Unlike most twentieth-century operational games, combat takes place within a hex, not between adjacent forces. When units move into a hex with enemy units, they create a "battle space," and combat is mandatory that player turn. Resolution accounts not just for the odds but for the raw strength on each side, so that big battles will likely yield different results than smaller ones conducted at similar ratios.
Opposing units can end the battle in the same hex, if the results did not mandate retreat or outright destruction for one side or the other. In addition, there are no nominal stacking limits in the game, so a player can pour all the troops he wishes into the maelstrom, replicating the cruel killing machine of the historical Stalingrad.
Victory depends on the points scored by the Axis. That side scores points for inflicting casualties on the Soviets, but only in the Axis Logistical Zone, so that Soviet soldiers who retreat in good order deprive the enemy of points. He also gets points for controlling off-map boxes representing objectives in the oil-rich Caucasus, similar to Mark Simonitch's Campaign to Stalingrad (Rhino Games). Of course too, the Axis receives a victory point for each turn that he has a unit, supplied or otherwise, and regardless of Soviet forces in the battle zone, in Stalingrad.
With each game, the relative importance of the Don, Caucasus and Stalingrad victory objectives changes, depending on Führer Directives. Based on a pregame die roll, the Axis player assigns multipliers to the primary and secondary objectives at the end of the game.
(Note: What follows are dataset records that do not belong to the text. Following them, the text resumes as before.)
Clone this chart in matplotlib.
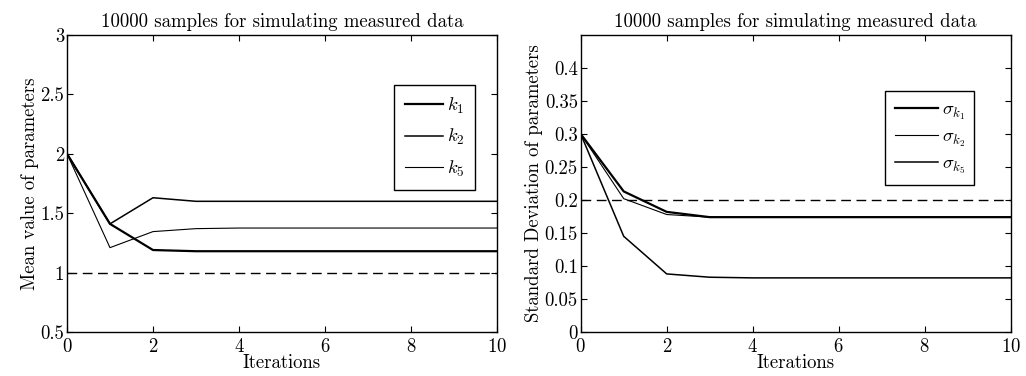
import matplotlib
matplotlib.use("Agg")
import matplotlib.pyplot as plt

plt.rcParams["font.family"] = "serif"
plt.rcParams["font.serif"] = ["cmr10", "DejaVu Serif"]
plt.rcParams["mathtext.fontset"] = "cm"
plt.rcParams["axes.formatter.use_mathtext"] = True

iterations = list(range(11))

# mean values
mean_k1 = [2.0, 1.41, 1.19, 1.18, 1.18, 1.18, 1.18, 1.18, 1.18, 1.18, 1.18]
mean_k2 = [2.0, 1.41, 1.63, 1.60, 1.60, 1.60, 1.60, 1.60, 1.60, 1.60, 1.60]
mean_k5 = [2.0, 1.21, 1.345, 1.37, 1.375, 1.375, 1.375, 1.375, 1.375, 1.375, 1.375]
mean_true = 1.0

# standard deviations
std_k1 = [0.30, 0.213, 0.182, 0.174, 0.174, 0.174, 0.174, 0.174, 0.174, 0.174, 0.174]
std_k2 = [0.30, 0.202, 0.178, 0.174, 0.174, 0.174, 0.174, 0.174, 0.174, 0.174, 0.174]
std_k5 = [0.30, 0.145, 0.088, 0.083, 0.082, 0.082, 0.082, 0.082, 0.082, 0.082, 0.082]
std_true = 0.2

title = "10000 samples for simulating measured data"
fs = 13.5

fig = plt.figure(figsize=(10.26, 3.76), dpi=100)
ax1 = fig.add_axes([0.0653, 0.117, 0.419, 0.790])
ax2 = fig.add_axes([0.566, 0.117, 0.419, 0.790])

ax1.plot(iterations, mean_k1, color="black", lw=1.6, label=r"$k_1$")
ax1.plot(iterations, mean_k2, color="black", lw=1.1, label=r"$k_2$")
ax1.plot(iterations, mean_k5, color="black", lw=0.8, label=r"$k_5$")
ax1.axhline(mean_true, color="black", lw=1.0, ls=(0, (7, 4)))
ax1.set_xlim(0, 10)
ax1.set_ylim(0.5, 3)
ax1.set_yticks([0.5, 1, 1.5, 2, 2.5, 3])
ax1.set_yticklabels(["0.5", "1", "1.5", "2", "2.5", "3"])
ax1.set_ylabel("Mean value of parameters", fontsize=fs, labelpad=1)
ax1.legend(loc="upper right", bbox_to_anchor=(0.95, 0.833), fontsize=fs,
           fancybox=False, edgecolor="black", framealpha=1, handlelength=2.0,
           handletextpad=0.2, labelspacing=0.6, borderpad=0.6,
           borderaxespad=0)

ax2.plot(iterations, std_k1, color="black", lw=1.6, label=r"$\sigma_{k_1}$")
ax2.plot(iterations, std_k2, color="black", lw=0.8, label=r"$\sigma_{k_2}$")
ax2.plot(iterations, std_k5, color="black", lw=1.1, label=r"$\sigma_{k_5}$")
ax2.axhline(std_true, color="black", lw=1.0, ls=(0, (7, 4)))
ax2.set_xlim(0, 10)
ax2.set_ylim(0, 0.45)
ax2.set_yticks([0, 0.05, 0.1, 0.15, 0.2, 0.25, 0.3, 0.35, 0.4])
ax2.set_yticklabels(["0", "0.05", "0.1", "0.15", "0.2", "0.25", "0.3", "0.35", "0.4"])
ax2.set_ylabel("Standard Deviation of parameters", fontsize=fs, labelpad=1)
ax2.legend(loc="upper right", bbox_to_anchor=(0.916, 0.811), fontsize=fs,
           fancybox=False, edgecolor="black", framealpha=1, handlelength=2.3,
           handletextpad=0.2, labelspacing=0.3, borderpad=0.5,
           borderaxespad=0)

for ax in (ax1, ax2):
    ax.set_xticks([0, 2, 4, 6, 8, 10])
    ax.set_xlabel("Iterations", fontsize=fs, labelpad=-1)
    ax.set_title(title, fontsize=fs, pad=6)
    ax.tick_params(direction="in", top=True, right=True, labelsize=fs,
                   length=4)
    ax.tick_params(axis="x", pad=4)
    ax.tick_params(axis="y", pad=2)
    for s in ax.spines.values():
        s.set_linewidth(1.0)

fig.savefig("out.png", dpi=100)
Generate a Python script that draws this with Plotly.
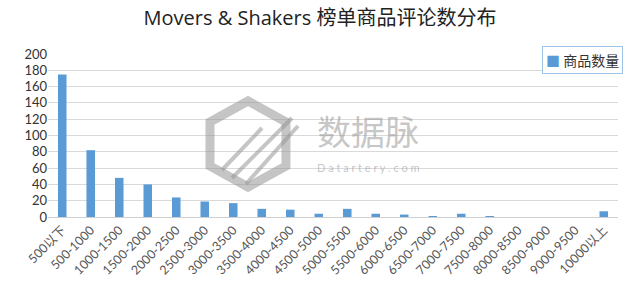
import plotly.graph_objects as go

categories = ["500以下", "500-1000", "1000-1500", "1500-2000", "2000-2500", "2500-3000",
              "3000-3500", "3500-4000", "4000-4500", "4500-5000", "5000-5500", "5500-6000",
              "6000-6500", "6500-7000", "7000-7500", "7500-8000", "8000-8500", "8500-9000",
              "9000-9500", "10000以上"]
counts = [175, 82, 48, 40, 24, 19, 17, 10, 9, 4, 10, 4, 3, 1, 4, 1, 0, 0, 0, 7]
y_ticks = list(range(0, 201, 20))
series_name = "商品数量"

W, H = 640, 293
L, R, T, B = 48, 22, 54, 76
pw, ph = W - L - R, H - T - B

def px(x):
    return (x - L) / pw

def py(y):
    return (H - B - y) / ph

BLUE = "#5B9BD5"
fig = go.Figure()
fig.add_trace(go.Bar(x=categories, y=counts, name=series_name,
                     marker=dict(color=BLUE, line=dict(width=0))))

wm = "rgba(150,150,150,0.55)"
hexpts = [(248, 101), (286, 122), (286, 166), (248, 187), (210, 166), (210, 122)]
path = "M " + " L ".join(f"{px(a):.4f},{py(b):.4f}" for a, b in hexpts) + " Z"
shapes = [dict(type="path", path=path, xref="paper", yref="paper",
               line=dict(color=wm, width=9), fillcolor="rgba(0,0,0,0)", layer="above")]
for (x0, y0, x1, y1) in [(222, 170, 262, 128), (232, 178, 292, 118), (246, 184, 298, 126)]:
    shapes.append(dict(type="line", xref="paper", yref="paper",
                       x0=px(x0), y0=py(y0), x1=px(x1), y1=py(y1),
                       line=dict(color=wm, width=4), layer="above"))

fig.update_layout(
    width=W, height=H,
    margin=dict(l=L, r=R, t=T, b=B),
    paper_bgcolor="white", plot_bgcolor="white",
    bargap=0.7,
    font=dict(family="Lato, 'Noto Sans CJK SC', sans-serif", color="#333"),
    title=dict(text="Movers & Shakers 榜单商品评论数分布", x=0.5, xanchor="center",
               y=1 - 18 / H, yanchor="middle",
               font=dict(size=20, color="#222", family="'Open Sans', 'Noto Sans CJK SC', sans-serif")),
    showlegend=False,
    xaxis=dict(type="category", tickangle=-45, tickfont=dict(size=12.5, color="#555"),
               showline=True, linecolor="#d0d0d0", linewidth=1, ticks="", showgrid=False),
    yaxis=dict(range=[0, 200], tickvals=y_ticks, showgrid=True, gridcolor="#d9d9d9",
               gridwidth=1, zeroline=False, tickfont=dict(size=13, color="#333"),
               ticks="", showline=False),
    shapes=shapes,
    annotations=[
        dict(text="数据脉", xref="paper", yref="paper", x=px(368), y=py(157),
             yanchor="bottom", showarrow=False,
             font=dict(size=34, color=wm, family="'Noto Sans CJK SC'")),
        dict(text="D a t a r t e r y . c o m", xref="paper", yref="paper", x=px(368), y=py(159),
             yanchor="top", showarrow=False, font=dict(size=11, color=wm, family="Lato")),
        dict(text=f"<span style='color:{BLUE}'>■</span> {series_name}",
             xref="paper", yref="paper", x=px(623), y=py(46), xanchor="right", yanchor="top",
             showarrow=False, bordercolor="#9DC3E6", borderwidth=1, borderpad=3,
             bgcolor="white", font=dict(size=14, color="#333", family="'Noto Sans CJK SC'")),
    ],
)

fig.write_html("out.html")
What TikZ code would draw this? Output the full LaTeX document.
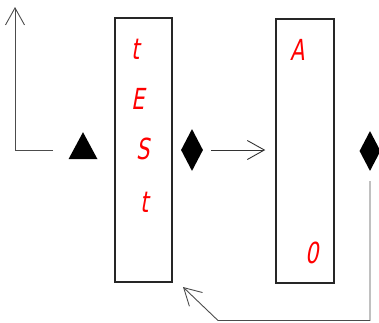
\documentclass[tikz,border=0pt]{standalone}
\usepackage{fontspec}
\usetikzlibrary{shapes.geometric,arrows.meta}
\newfontfamily\segfont[FakeStretch=0.72,FakeSlant=0.18]{DejaVu Sans}
\begin{document}
\begin{tikzpicture}[x=1pt,y=-1pt,
  panel/.style={draw=black!85,line width=1.5pt,minimum width=57pt,inner sep=0pt},
  seg/.style={text=red,font=\segfont\fontsize{29}{29}\selectfont,inner sep=0pt},
  dia/.style={diamond,fill=black,draw=none,inner sep=0pt,minimum width=22pt,minimum height=42pt},
  tri/.style={isosceles triangle,isosceles triangle apex angle=60,shape border rotate=90,fill=black,inner sep=0pt,minimum height=27pt,minimum width=29pt,isosceles triangle stretches},
  conn/.style={draw=black!70,line width=0.9pt},
  tip/.style={-{Straight Barb[length=17pt,width=19pt,line width=0.9pt]}}
]
\useasboundingbox (0,0) rectangle (379,322);
\node[panel,minimum height=264pt] (p1) at (143.5,150) {};
\node[panel,minimum height=264pt,minimum width=58pt] (p2) at (305,151) {};
\node[tri] (tr) at (83,150.5) {};
\node[dia] (d1) at (192,150) {};
\node[dia,minimum width=21pt,minimum height=40pt] (d2) at (370,151) {};
\node[seg] (l1) at (136,49) {t};
\node[seg] (l2) at (138,99) {E};
\node[seg] (l3) at (143,149) {S};
\node[seg] (l4) at (145,202) {t};
\node[seg] (la) at (298,50) {A};
\node[seg] (lo) at (312,253) {0};
\coordinate (ls) at (53,150);
\coordinate (lc) at (15,150);
\coordinate (lt) at (15,7);
\draw[conn,tip] (ls) -- (lc) -- (lt);
\draw[conn,tip,draw=black!80,line width=0.8pt,shorten <=8pt,shorten >=10pt] (d1.east) -- (p2.west |- d1.east);
\coordinate (bs) at (370,181);
\coordinate (bc) at (370,320.5);
\coordinate (bl) at (218,320.5);
\coordinate (bt) at (183,287);
\draw[conn,tip] (bs) -- (bc) -- (bl) -- (bt);
\end{tikzpicture}
\end{document}
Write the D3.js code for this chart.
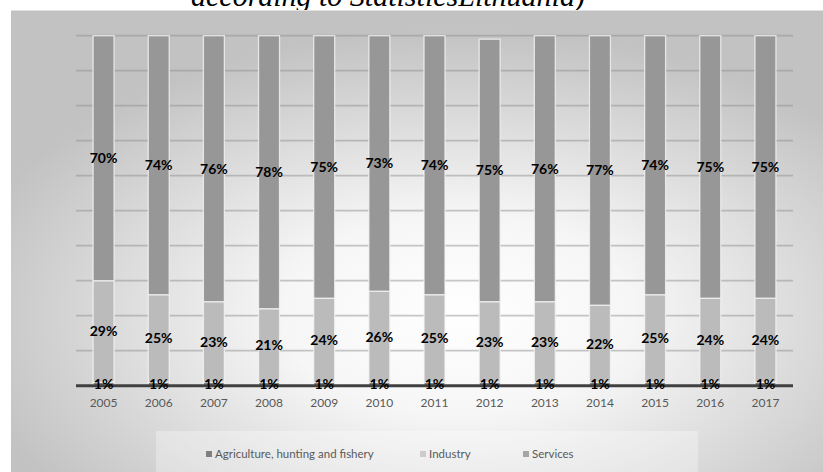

The designer adds in special rules for potent but relatively immobile anti-tank assets, and for the decisive blow of the USSR's Operation Uranus offensive. Outside of that, the basic systemic elements carry Stalingrad: Pivot on the Volga.
This is an impressive effort that players should enjoy, and play repeatedly. As its developer, I am happy to say that the designer has done most of my work for me, before I ever saw the game.